In her post on October 14, 2010, Peggy writes about how new technology is making its way into the education system. As a ‘non-traditional college student’ (which means it’s been a long time since I graduated from high school!), I too have been introduced to a new way of learning.
Take one class I participated in just last spring where two groups of college students from two city universities were sent into the streets of Central Baltimore to find some creative inspiration. What did we do with all these creative musings? We created the Wiki page, Writing Central Baltimore; a collaborative literary database of the fiction and non-fiction writings by students from the School of Communications Design of the University of Baltimore (UB) and The Writing Seminar of Johns Hopkins University (JHU).

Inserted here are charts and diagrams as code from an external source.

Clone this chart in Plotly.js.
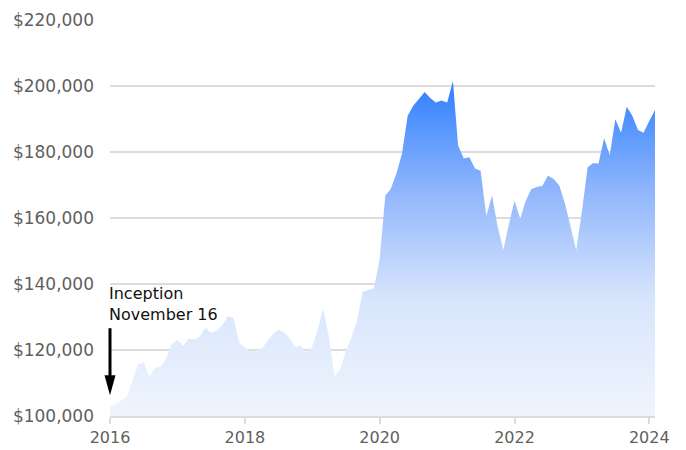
<!DOCTYPE html>
<html>
<head>
<meta charset="utf-8">
<script src="https://cdn.plot.ly/plotly-3.0.1.min.js"></script>
<style>
  html, body { margin: 0; padding: 0; background: #fff; }
  #chart { width: 686px; height: 450px; }
</style>
</head>
<body>
<div id="chart"></div>
<script>
// Monthly values (thousands of dollars), Jan 2016 - Feb 2024
const startYear = 2016;
const values = [
  102.8, 103.6, 104.6, 105.8, 110.5, 115.5, 116.3, 112.0, 114.5, 115.0, 117.5, 122.0,
  123.0, 121.2, 123.4, 123.2, 124.0, 126.8, 125.2, 125.8, 127.5, 130.3, 129.6, 122.2,
  120.8, 119.5, 120.0, 120.2, 122.5, 124.8, 126.2, 125.4, 123.4, 121.0, 121.3, 119.3,
  121.0, 126.5, 132.4, 124.0, 112.0, 114.2, 119.5, 123.8, 129.0, 137.6, 138.2, 138.7,
  147.5, 166.8, 168.8, 173.5, 179.5, 191.0, 194.0, 196.0, 198.2, 196.4, 195.0, 195.6,
  195.0, 201.5, 182.0, 178.0, 178.4, 175.0, 174.3, 160.6, 166.8, 157.5, 150.3, 158.0,
  165.2, 159.8, 165.0, 168.7, 169.4, 169.8, 172.8, 171.8, 169.8, 164.4, 157.0, 150.3,
  162.0, 175.4, 176.6, 176.5, 184.2, 179.0, 189.9, 185.8, 193.7, 191.0, 186.7, 185.8,
  189.4, 192.7
];
const dates = values.map((v, i) => {
  const y = startYear + Math.floor(i / 12);
  const m = (i % 12) + 1;
  return y + '-' + String(m).padStart(2, '0') + '-01';
});
const dollars = values.map(v => v * 1000);

const yMin = 100000, yMax = 220000;
const yTickVals = [100000, 120000, 140000, 160000, 180000, 200000, 220000];
const yTickText = ['$100,000', '$120,000', '$140,000', '$160,000', '$180,000', '$200,000', '$220,000'];
const xTickVals = ['2016-01-01', '2018-01-01', '2020-01-01', '2022-01-01', '2024-01-01'];
const xTickText = ['2016', '2018', '2020', '2022', '2024'];

const inceptionDate = '2016-01-01';
const arrowTipValue = 106300;
const labelValue = 134000;
const tipPaperY = (arrowTipValue - yMin) / (yMax - yMin);

const trace = {
  x: dates,
  y: dollars,
  type: 'scatter',
  mode: 'lines',
  line: { width: 0, color: 'rgba(50,128,255,0)' },
  fill: 'tozeroy',
  fillgradient: {
    type: 'vertical',
    start: 100000,
    stop: 201000,
    colorscale: [
      [0, 'rgb(239,245,253)'],
      [0.35, 'rgb(216,229,252)'],
      [0.65, 'rgb(150,186,252)'],
      [1, 'rgb(48,127,255)']
    ]
  },
  hoverinfo: 'skip'
};

const layout = {
  width: 686,
  height: 450,
  margin: { l: 110, r: 31, t: 20, b: 34 },
  paper_bgcolor: '#ffffff',
  plot_bgcolor: '#ffffff',
  showlegend: false,
  font: { family: 'DejaVu Sans', size: 16, color: '#5f5f5f' },
  xaxis: {
    type: 'date',
    range: [dates[0], dates[dates.length - 1]],
    tickvals: xTickVals,
    ticktext: xTickText,
    showgrid: false,
    zeroline: false,
    showline: true,
    linecolor: '#dcdcdc',
    linewidth: 2,
    ticks: 'outside',
    ticklen: 6,
    tickwidth: 2,
    tickcolor: '#dcdcdc',
    tickfont: { family: 'DejaVu Sans', size: 16, color: '#5f5f5f' },
    fixedrange: true
  },
  yaxis: {
    range: [yMin, yMax],
    tickvals: yTickVals,
    ticktext: yTickText,
    showgrid: true,
    gridcolor: '#dcdcdc',
    gridwidth: 2,
    zeroline: false,
    showline: false,
    ticks: '',
    ticklabelstandoff: 15,
    tickfont: { family: 'DejaVu Sans', size: 17, color: '#5f5f5f' },
    fixedrange: true
  },
  annotations: [
    {
      x: inceptionDate, xref: 'x', xanchor: 'left', xshift: -3,
      y: labelValue, yref: 'y', yanchor: 'middle',
      text: 'Inception<br>November 16',
      align: 'left',
      showarrow: false,
      font: { family: 'DejaVu Sans', size: 16, color: '#111111' }
    }
  ],
  shapes: [
    {
      type: 'line', xref: 'paper', yref: 'paper',
      xsizemode: 'pixel', ysizemode: 'pixel',
      xanchor: 0, yanchor: tipPaperY,
      x0: 0, x1: 0, y0: 16, y1: 67,
      line: { color: '#000000', width: 3 }
    },
    {
      type: 'path', xref: 'paper', yref: 'paper',
      xsizemode: 'pixel', ysizemode: 'pixel',
      xanchor: 0, yanchor: tipPaperY,
      path: 'M-5.5,20 L5.5,20 L0,0 Z',
      fillcolor: '#000000',
      line: { width: 0 }
    }
  ]
};

Plotly.newPlot('chart', [trace], layout, { displayModeBar: false, staticPlot: true });
</script>
</body>
</html>
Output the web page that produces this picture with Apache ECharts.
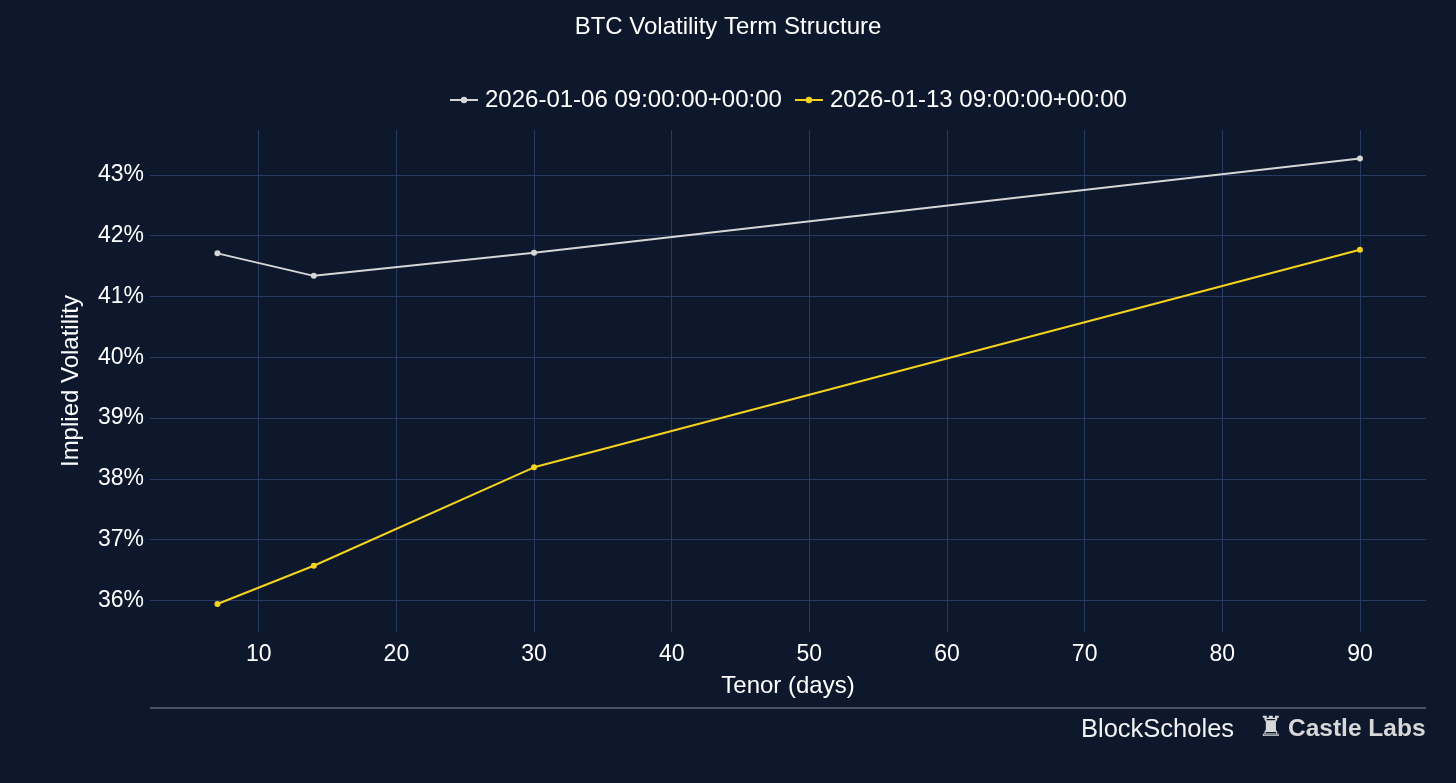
<!DOCTYPE html>
<html>
<head>
<meta charset="utf-8">
<script src="https://cdn.jsdelivr.net/npm/echarts@6/dist/echarts.min.js"></script>
<style>
  html, body { margin: 0; padding: 0; background: #0e182c; }
  #chart { width: 1456px; height: 783px; }
</style>
</head>
<body>
<div id="chart"></div>
<script>
// tenor in days
var tenors = [7, 14, 30, 90];
// implied vol, %
var vol0106 = [41.71, 41.34, 41.72, 43.27];
var vol0113 = [35.94, 36.57, 38.19, 41.77];
var seriesNames = ['2026-01-06 09:00:00+00:00', '2026-01-13 09:00:00+00:00'];

function pairs(xs, ys) {
    var out = [];
    for (var i = 0; i < xs.length; i++) out.push([xs[i], ys[i]]);
    return out;
}

var font = 'Liberation Sans, Arial, sans-serif';
var gridColor = '#273b62';

var myChart = echarts.init(document.getElementById('chart'));
var option = {
    backgroundColor: '#0e182c',
    textStyle: { fontFamily: font },
    title: {
        text: 'BTC Volatility Term Structure',
        left: 'center',
        top: 10,
        textStyle: { color: '#ffffff', fontSize: 24, fontWeight: 'normal', fontFamily: font }
    },
    // centred on the plot area, not the page
    legend: {
        top: 83,
        left: 444,
        itemWidth: 28,
        itemHeight: 8,
        itemGap: 12,
        textStyle: { color: '#ffffff', fontSize: 24, fontFamily: font, padding: [0, 0, 0, 2] },
        data: seriesNames
    },
    grid: { left: 150, right: 30, top: 130, bottom: 151, containLabel: false },
    xAxis: {
        type: 'value',
        min: 2.1,
        max: 94.8,
        splitNumber: 9,
        name: 'Tenor (days)',
        nameLocation: 'middle',
        nameGap: 42,
        nameTextStyle: { color: '#ffffff', fontSize: 24, fontFamily: font },
        axisLine: { show: false },
        axisTick: { show: false },
        axisLabel: {
            color: '#ffffff', fontSize: 23, margin: 11,
            showMinLabel: false, showMaxLabel: false
        },
        splitLine: {
            show: true, showMinLine: false, showMaxLine: false,
            lineStyle: { color: gridColor, width: 1 }
        }
    },
    yAxis: {
        type: 'value',
        min: 35.48,
        max: 43.74,
        splitNumber: 8,
        name: 'Implied Volatility',
        nameLocation: 'middle',
        nameGap: 67,
        nameTextStyle: { color: '#ffffff', fontSize: 24, fontFamily: font },
        axisLine: { show: false },
        axisTick: { show: false },
        axisLabel: {
            color: '#ffffff', fontSize: 23, margin: 6,
            showMinLabel: false, showMaxLabel: false,
            formatter: function (v) { return v + '%'; }
        },
        splitLine: {
            show: true, showMinLine: false, showMaxLine: false,
            lineStyle: { color: gridColor, width: 1 }
        }
    },
    graphic: [
        {
            type: 'line',
            shape: { x1: 150, y1: 708, x2: 1426, y2: 708 },
            style: { stroke: '#7f8aa0', lineWidth: 1 }
        },
        {
            type: 'text',
            left: 1081, top: 717,
            style: { text: 'BlockScholes', fill: '#f2f2f2', font: '25.5px ' + font }
        },
        {
            type: 'text',
            left: 1258, top: 715,
            style: { text: '\u265C', fill: '#d8d8d8', font: '28px DejaVu Sans' }
        },
        {
            type: 'text',
            left: 1288, top: 717,
            style: { text: 'Castle Labs', fill: '#d8d8d8', font: 'bold 24.5px ' + font }
        }
    ],
    series: [
        {
            name: seriesNames[0],
            type: 'line',
            symbol: 'circle',
            symbolSize: 6,
            lineStyle: { color: '#d6d6d6', width: 2 },
            itemStyle: { color: '#d6d6d6' },
            data: pairs(tenors, vol0106)
        },
        {
            name: seriesNames[1],
            type: 'line',
            symbol: 'circle',
            symbolSize: 6,
            lineStyle: { color: '#f5d31e', width: 2 },
            itemStyle: { color: '#f5d31e' },
            data: pairs(tenors, vol0113)
        }
    ]
};
myChart.setOption(option);
</script>
</body>
</html>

Mentored by instructors Jane Delury (UB) and Tristan Davies (JHU), we spent the semester discovering the past, present, and possible future of Central Baltimore focusing on four historic neighborhoods: Barclay, Greenmount West, Charles North, and Old Goucher. Based what we discovered, we each wrote a series of short sketches, participated in a group project, and created an individual project spanning several pages with internal and external links. As you can see, the imagination soon ran wild with stories about long walks, baseball, lost history, and environmental and social issues.
I’ll admit that, at first, the experience was a bit daunting for this 50-something college student, but the final payoff was more than I could have imagined. I not only worked on my writing skills, but I also learned a bit about the technical side of the wiki page (although don’t ask me for advice), and the power of social media: The Jones Falls Watershed Association, who was valuable to my research for a project about the Jones Falls, promptly linked to our pages. What’s more, Writing Central Baltimore will continue to grow with plans for future classes to collaborate and add to its content, proving that the era of the standard college class is coming to an end as social media tools such as the Wiki become more accessible.
So I guess my experience shows that collaboration, social media tools, and the right incentives really do drive creativity!
Important Tidbit! The project was supported by a grant from the Central Baltimore Partnership, the Central Baltimore Higher Education Collaborative, and a Provost’s Grant for Innovation in the Arts from Johns Hopkins University.